__WHAT IS NEEDED__.
Print word for word the first line of the listing below and every line after it, through the line with "import pandas as pd". Leave out the pictures and the rest.

__DATA LINES__.
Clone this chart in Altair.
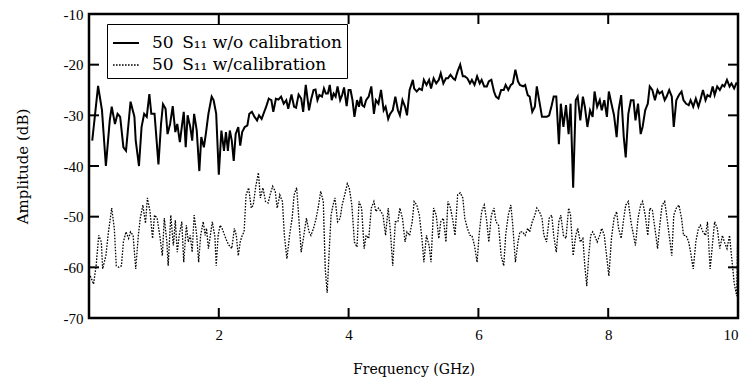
import altair as alt
import pandas as pd

# Series 1: 50 S11 without calibration (solid)
freq_wo = [0.05,0.14,0.20,0.26,0.32,0.35,0.40,0.44,0.48,0.53,0.57,0.64,0.70,0.72,0.77,0.81,0.85,0.89,0.93,0.96,
           1.01,1.07,1.11,1.14,1.18,1.21,1.25,1.29,1.33,1.36,1.40,1.43,1.46,1.49,1.52,1.56,1.59,1.62,1.66,1.70,
           1.73,1.77,1.80,1.84,1.89,1.92,1.96,2.00,2.04,2.08,2.11,2.14,2.17,2.20,2.23,2.26,2.30,2.33,2.36,2.40,
           2.44,2.47,2.51,2.55,2.59,2.62,2.66,2.70,2.73,2.77,2.81,2.84,2.88,2.92,2.96,3.00,3.04,3.07,3.12,3.16,
           3.19,3.23,3.27,3.30,3.34,3.39,3.42,3.46,3.49,3.52,3.55,3.59,3.62,3.65,3.68,3.71,3.74,3.77,3.80,3.83,
           3.87,3.90,3.93,3.97,4.00,4.03,4.06,4.09,4.13,4.16,4.19,4.21,4.24,4.27,4.31,4.35,4.39,4.42,4.46,4.50,
           4.54,4.57,4.61,4.64,4.68,4.72,4.76,4.79,4.83,4.87,4.90,4.94,4.99,5.01,5.05,5.09,5.13,5.16,5.20,5.24,
           5.27,5.31,5.35,5.39,5.42,5.46,5.50,5.53,5.57,5.61,5.64,5.68,5.72,5.76,5.79,5.83,5.87,5.90,5.94,5.98,
           6.02,6.05,6.09,6.13,6.16,6.20,6.24,6.27,6.31,6.35,6.39,6.42,6.46,6.50,6.53,6.57,6.61,6.64,6.69,6.72,
           6.76,6.79,6.83,6.87,6.90,6.94,6.98,7.01,7.05,7.09,7.13,7.16,7.20,7.24,7.27,7.31,7.35,7.39,7.42,7.46,
           7.50,7.53,7.57,7.61,7.64,7.68,7.72,7.76,7.79,7.83,7.87,7.90,7.94,7.98,8.01,8.05,8.09,8.13,8.16,8.20,
           8.24,8.27,8.31,8.35,8.39,8.42,8.46,8.50,8.53,8.57,8.61,8.64,8.68,8.72,8.76,8.79,8.83,8.87,8.90,8.94,
           8.98,9.01,9.05,9.09,9.13,9.16,9.20,9.24,9.27,9.31,9.35,9.39,9.42,9.46,9.50,9.53,9.57,9.61,9.64,9.68,
           9.72,9.76,9.79,9.83,9.87,9.90,9.94,9.98]
amp_wo = [-35.0,-24.2,-29.0,-40.0,-31.0,-28.3,-31.7,-29.7,-30.3,-36.3,-37.0,-27.3,-30.3,-35.0,-40.0,-32.3,-29.7,-30.3,-25.8,-29.7,
          -29.7,-39.7,-31.7,-27.8,-28.7,-33.7,-31.7,-28.2,-33.3,-31.7,-35.3,-32.3,-29.3,-36.3,-30.0,-32.3,-35.0,-29.7,-33.0,-41.0,
          -34.3,-36.3,-33.7,-29.7,-26.3,-27.0,-29.7,-41.7,-33.0,-37.0,-33.3,-37.0,-33.0,-35.0,-39.0,-33.7,-32.3,-36.0,-33.3,-32.3,
          -32.0,-29.7,-29.3,-30.3,-31.0,-30.0,-30.7,-29.3,-28.3,-26.7,-27.0,-29.3,-26.7,-26.9,-26.3,-27.7,-27.0,-28.7,-25.9,-28.3,
          -28.5,-25.9,-26.7,-29.3,-24.0,-29.0,-27.0,-25.0,-24.9,-27.0,-26.0,-26.3,-24.7,-25.7,-25.7,-24.0,-27.0,-25.7,-26.3,-24.3,
          -27.0,-26.0,-24.5,-28.2,-25.0,-25.0,-27.0,-30.3,-27.0,-28.3,-26.3,-28.0,-28.3,-27.0,-26.3,-24.3,-29.7,-27.0,-27.7,-25.0,
          -29.0,-28.3,-30.7,-29.7,-29.0,-26.3,-29.0,-30.0,-27.0,-28.3,-30.0,-25.0,-23.0,-24.7,-25.3,-24.7,-25.0,-23.0,-24.0,-23.0,
          -24.7,-22.7,-23.7,-23.0,-21.7,-23.7,-22.7,-22.7,-22.0,-22.7,-23.0,-21.3,-20.0,-22.3,-22.3,-22.7,-23.7,-23.0,-24.0,-22.3,
          -23.7,-23.0,-24.3,-24.3,-23.3,-23.0,-25.3,-26.3,-26.7,-25.0,-25.0,-24.0,-25.0,-24.0,-23.7,-21.0,-23.3,-24.0,-24.3,-24.0,
          -26.0,-26.3,-29.3,-28.3,-24.3,-27.3,-30.3,-30.3,-30.3,-30.0,-28.0,-26.3,-26.3,-35.7,-27.7,-32.3,-28.0,-33.7,-27.7,-44.3,
          -27.0,-26.3,-31.0,-26.3,-28.3,-32.3,-29.0,-30.3,-25.3,-28.3,-27.0,-29.0,-27.0,-30.3,-25.3,-27.7,-30.0,-34.3,-29.0,-26.0,
          -34.3,-38.3,-29.7,-27.0,-27.0,-31.0,-27.7,-33.7,-32.3,-29.0,-27.7,-24.3,-25.0,-27.0,-25.0,-25.7,-25.3,-27.0,-26.3,-25.0,
          -26.3,-32.3,-27.0,-26.0,-25.3,-27.0,-27.7,-28.0,-27.0,-28.3,-26.7,-28.3,-27.0,-25.0,-27.0,-26.0,-26.3,-24.3,-26.0,-24.3,
          -25.0,-24.0,-24.3,-23.0,-24.3,-23.7,-24.7,-23.5]

# Series 2: 50 S11 with calibration (dotted)
freq_w = [0.02,0.04,0.07,0.11,0.15,0.19,0.21,0.26,0.30,0.35,0.39,0.42,0.46,0.50,0.53,0.57,0.61,0.64,0.68,0.72,
          0.76,0.79,0.83,0.87,0.90,0.94,0.98,1.01,1.05,1.09,1.13,1.16,1.20,1.22,1.26,1.30,1.33,1.36,1.39,1.43,
          1.46,1.50,1.53,1.56,1.59,1.62,1.66,1.69,1.72,1.76,1.79,1.81,1.84,1.87,1.90,1.94,1.96,1.99,2.02,2.05,
          2.09,2.13,2.16,2.20,2.24,2.27,2.30,2.33,2.36,2.39,2.42,2.46,2.50,2.53,2.57,2.61,2.64,2.68,2.72,2.76,
          2.79,2.83,2.87,2.90,2.94,2.98,3.01,3.05,3.09,3.13,3.16,3.20,3.24,3.27,3.31,3.35,3.39,3.42,3.46,3.50,
          3.53,3.57,3.61,3.64,3.67,3.70,3.73,3.76,3.79,3.83,3.87,3.90,3.94,3.98,4.01,4.05,4.09,4.13,4.16,4.20,
          4.24,4.27,4.31,4.35,4.39,4.42,4.46,4.50,4.53,4.57,4.61,4.64,4.68,4.72,4.76,4.79,4.83,4.87,4.90,4.94,
          4.98,5.01,5.05,5.09,5.13,5.16,5.20,5.24,5.27,5.31,5.35,5.39,5.42,5.46,5.50,5.53,5.57,5.61,5.64,5.68,
          5.72,5.76,5.79,5.83,5.87,5.90,5.94,5.98,6.01,6.05,6.09,6.13,6.16,6.20,6.24,6.27,6.31,6.35,6.39,6.42,
          6.46,6.50,6.53,6.57,6.61,6.64,6.68,6.72,6.76,6.79,6.83,6.87,6.90,6.94,6.98,7.01,7.05,7.09,7.13,7.16,
          7.20,7.24,7.27,7.31,7.35,7.39,7.42,7.46,7.50,7.53,7.57,7.61,7.64,7.67,7.70,7.73,7.76,7.79,7.83,7.87,
          7.90,7.94,7.98,8.01,8.05,8.09,8.13,8.16,8.20,8.24,8.27,8.31,8.35,8.39,8.42,8.46,8.50,8.53,8.57,8.61,
          8.64,8.68,8.72,8.76,8.79,8.83,8.87,8.90,8.94,8.98,9.01,9.05,9.09,9.13,9.16,9.20,9.24,9.27,9.31,9.35,
          9.39,9.42,9.46,9.50,9.53,9.57,9.61,9.64,9.68,9.72,9.76,9.79,9.83,9.87,9.90,9.94,9.98,10.0]
amp_w = [-61.7,-62.3,-63.3,-59.7,-53.7,-55.0,-60.3,-57.7,-53.0,-48.3,-52.3,-59.7,-60.0,-59.7,-55.0,-53.0,-54.3,-53.0,-53.7,-60.3,
         -53.7,-50.3,-47.7,-51.3,-46.3,-49.0,-54.3,-49.7,-50.3,-53.7,-57.7,-50.3,-55.0,-59.7,-49.7,-55.7,-50.7,-57.0,-53.7,-51.0,
         -59.0,-51.7,-55.0,-53.7,-57.0,-49.7,-53.7,-59.0,-53.7,-51.0,-53.7,-52.3,-56.3,-53.7,-51.0,-54.0,-59.7,-53.7,-51.7,-52.3,
         -53.7,-55.0,-55.7,-56.3,-52.3,-53.7,-57.7,-55.0,-53.7,-53.0,-45.7,-44.3,-48.3,-47.7,-44.0,-41.3,-46.3,-44.3,-47.0,-47.3,
         -45.7,-44.0,-45.0,-48.3,-45.7,-47.0,-53.7,-58.3,-53.7,-50.3,-45.7,-44.3,-51.7,-57.0,-53.7,-50.3,-53.0,-53.7,-52.3,-50.3,
         -48.3,-45.0,-47.0,-60.3,-65.0,-57.0,-49.7,-47.7,-46.3,-51.0,-50.3,-47.7,-45.7,-43.5,-44.3,-47.7,-55.0,-56.0,-47.0,-48.3,
         -56.3,-53.7,-54.3,-48.3,-47.0,-49.0,-48.3,-49.0,-49.7,-53.7,-48.3,-52.3,-59.7,-51.0,-51.0,-48.3,-50.3,-55.0,-53.0,-53.7,
         -51.0,-47.0,-47.7,-49.7,-54.3,-59.0,-53.7,-55.7,-59.0,-48.3,-49.7,-54.3,-51.0,-50.3,-55.0,-47.0,-48.3,-51.0,-53.7,-45.7,
         -45.3,-46.3,-50.3,-52.3,-53.7,-53.7,-55.7,-59.0,-53.7,-49.0,-47.7,-51.0,-55.0,-49.7,-48.3,-51.0,-51.7,-57.7,-59.7,-53.7,
         -49.7,-47.7,-51.7,-59.0,-55.0,-53.0,-53.0,-53.7,-52.3,-53.0,-51.0,-49.7,-48.3,-49.0,-50.3,-53.7,-55.0,-50.3,-49.7,-53.7,
         -57.0,-51.0,-49.7,-53.7,-54.3,-48.3,-49.7,-57.7,-53.7,-52.3,-55.0,-54.3,-59.7,-63.7,-57.7,-53.7,-53.0,-53.7,-55.0,-53.7,
         -52.3,-53.7,-58.3,-61.7,-54.3,-50.3,-49.0,-52.3,-54.3,-50.3,-47.7,-47.0,-51.0,-53.7,-55.7,-50.3,-47.7,-47.0,-49.7,-53.7,
         -48.3,-48.7,-52.3,-56.3,-52.3,-47.7,-47.0,-49.7,-53.7,-57.7,-49.7,-48.3,-47.7,-50.3,-53.7,-53.7,-55.0,-57.0,-60.3,-55.0,
         -52.3,-51.7,-53.0,-53.7,-51.0,-60.3,-55.0,-51.0,-52.3,-56.3,-53.7,-55.0,-56.3,-53.7,-57.7,-63.0,-65.7,-50.3]

series_names = ["50\u2002S\u2081\u2081 w/o calibration", "50\u2002S\u2081\u2081 w/calibration"]
x_label_values = [2, 4, 6, 8, 10]
x_tick_values = [2, 4, 6, 8]
y_values = [-10, -20, -30, -40, -50, -60, -70]
y_tick_values = [-20, -30, -40, -50, -60]

df_wo = pd.DataFrame({"freq": freq_wo, "amp": amp_wo, "series": series_names[0]})
df_w = pd.DataFrame({"freq": freq_w, "amp": amp_w, "series": series_names[1]})

TITLE_FONT = "DejaVu Serif"
TICK_FONT = "Liberation Serif"
W, H = 649, 304
TL = 10

xscale = alt.Scale(domain=[0, 10], nice=False, zero=False)
yscale = alt.Scale(domain=[-70, -10], nice=False, zero=False)

legend = alt.Legend(orient="none", legendX=18, legendY=10,
                    symbolType="stroke", symbolSize=676, symbolStrokeColor="black",
                    labelFont=TITLE_FONT, labelFontSize=17, labelColor="black", labelLimit=0,
                    strokeColor="black", fillColor="white", padding=5, rowPadding=-4,
                    labelOffset=12)
dash = alt.StrokeDash("series:N", title=None,
                      scale=alt.Scale(domain=series_names, range=[[1, 0], [1.6, 1.4]]),
                      legend=legend)
swidth = alt.StrokeWidth("series:N", title=None,
                         scale=alt.Scale(domain=series_names, range=[2.0, 1.3]),
                         legend=legend)

x_bottom = alt.Axis(orient="bottom", title="Frequency (GHz)", values=x_label_values,
                    ticks=False, domain=False, grid=False,
                    labelPadding=9, titlePadding=20, labelFontSize=15, titleFontSize=14,
                    labelFont=TICK_FONT, titleFont=TITLE_FONT, titleFontWeight="normal",
                    labelColor="black", titleColor="black", format="d")
y_left = alt.Axis(orient="left", title="Amplitude (dB)", values=y_values,
                  ticks=False, domain=False, grid=False,
                  labelPadding=6, titlePadding=33, labelFontSize=15, titleFontSize=15,
                  labelFont=TICK_FONT, titleFont=TITLE_FONT, titleFontWeight="normal",
                  labelColor="black", titleColor="black", labelExpr="'' + datum.value")

solid = alt.Chart(df_wo).mark_line(color="black", clip=True).encode(
    x=alt.X("freq:Q", scale=xscale, axis=x_bottom),
    y=alt.Y("amp:Q", scale=yscale, axis=y_left),
    strokeDash=dash, strokeWidth=swidth,
)
dotted = alt.Chart(df_w).mark_line(color="black", clip=True).encode(
    x=alt.X("freq:Q", scale=xscale),
    y=alt.Y("amp:Q", scale=yscale),
    strokeDash=dash, strokeWidth=swidth,
)

# inward tick marks: vertical ones from the x tick values, horizontal ones from the y tick values
xt = pd.DataFrame({"t": x_tick_values})
yt = pd.DataFrame({"t": y_tick_values})
tick_bottom = alt.Chart(xt).mark_rule(color="black", strokeWidth=2).encode(
    x=alt.X("t:Q", scale=xscale), y=alt.value(H - TL), y2=alt.value(H))
tick_top = alt.Chart(xt).mark_rule(color="black", strokeWidth=2).encode(
    x=alt.X("t:Q", scale=xscale), y=alt.value(0), y2=alt.value(TL))
tick_left = alt.Chart(yt).mark_rule(color="black", strokeWidth=2).encode(
    y=alt.Y("t:Q", scale=yscale), x=alt.value(0), x2=alt.value(TL))
tick_right = alt.Chart(yt).mark_rule(color="black", strokeWidth=2).encode(
    y=alt.Y("t:Q", scale=yscale), x=alt.value(W - TL), x2=alt.value(W))

chart = alt.layer(solid, dotted, tick_bottom, tick_top, tick_left, tick_right).properties(
    width=W, height=H,
    autosize=alt.AutoSizeParams(type="none"),
    padding={"left": 89, "top": 14, "right": 7, "bottom": 64},
).configure(background="white").configure_view(stroke="black", strokeWidth=2.5)

chart.save("out.html", embed_options={"renderer": "svg", "actions": False})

__RESULT BELOW__.
Clone this chart in Altair.
import altair as alt
import pandas as pd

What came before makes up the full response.